A journalist takes a closer look at the previously contested painting by Dutch master Vincent van Gogh, a 1889 self-portrait, of which the authenticity was confirmed on Monday during a press conference in Amsterdam, Netherlands.

AP

AMSTERDAM — After years of doubts about its authenticity, experts in Amsterdam have confirmed that a Vincent van Gogh self-portrait was indeed painted by the Dutch master as he recovered in a French asylum from a mental breakdown.

Van Gogh Museum researcher Louis van Tilborgh dispelled the doubts Monday, saying the oil-on-canvas painting of the anguished-looking painter was completed in the late summer of 1889 while Van Gogh was at the Saint-Remy asylum in southern France.

Questions about the painting rose in the 1970s. The use of a palette knife to flatten brush strokes on Van Gogh’s face and what were then considered to be unusual colors in the painting led to speculation about the authenticity of the work, which was bought as a genuine Van Gogh in 1910 by Norway’s National Museum.

In an attempt to put those doubts to rest, the museum asked the Van Gogh Museum to analyze the painting in 2014.

“It feels really reassuring to know that its genuine,” said Mai Britt Guleng of the Norwegian museum.

Van Tilborgh said the use of an unprimed canvas and a muddy green color were, in fact, typical of Van Gogh’s time in Saint-Remy in 1889.

What sets the work apart is Van Gogh’s use of a palette knife.

“So he has painted it and during the process he suddenly decides that it has to become flat,” Van Tilborgh said. “We tend to think that it has to do with the fact that it’s made during a period of psychosis.”

Van Tilborgh said Van Gogh used painting as both a way of portraying his mental breakdown and of helping him to recover.

“He wanted to say in this picture that he was an ill person and so it’s a kind of therapeutic work we tend to think,” he said. “He was a Protestant and as a Protestant you have to accept the facts of life — if you suffer, you have to face the suffering.”

Norway’s most famous artistic son, painter Edvard Munch, whose iconic work, “The Scream,” also is a vivid expression of mental anguish, was fascinated by the Van Gogh painting.

“He thought it was one of the best of the collection of the national gallery but he also found it scary, because of the gaze from the self-portrait staring back at him,” Guleng said.

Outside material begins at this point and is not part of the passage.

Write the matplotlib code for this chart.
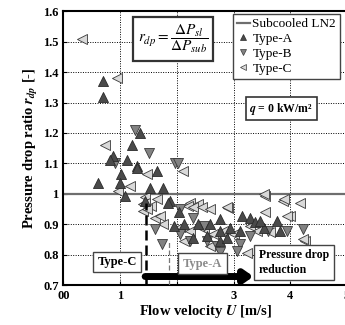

The painting will remain on display at the Van Gogh Museum in Amsterdam before returning to Oslo in 2021, when the National Museum, currently closed for renovation, reopens in a new building.

“When we delivered the painting in ‘14 they warned us and said ’You might not like the results and it might be that we will never find out.’” Guleng said. “So we were very happy when we got the news.”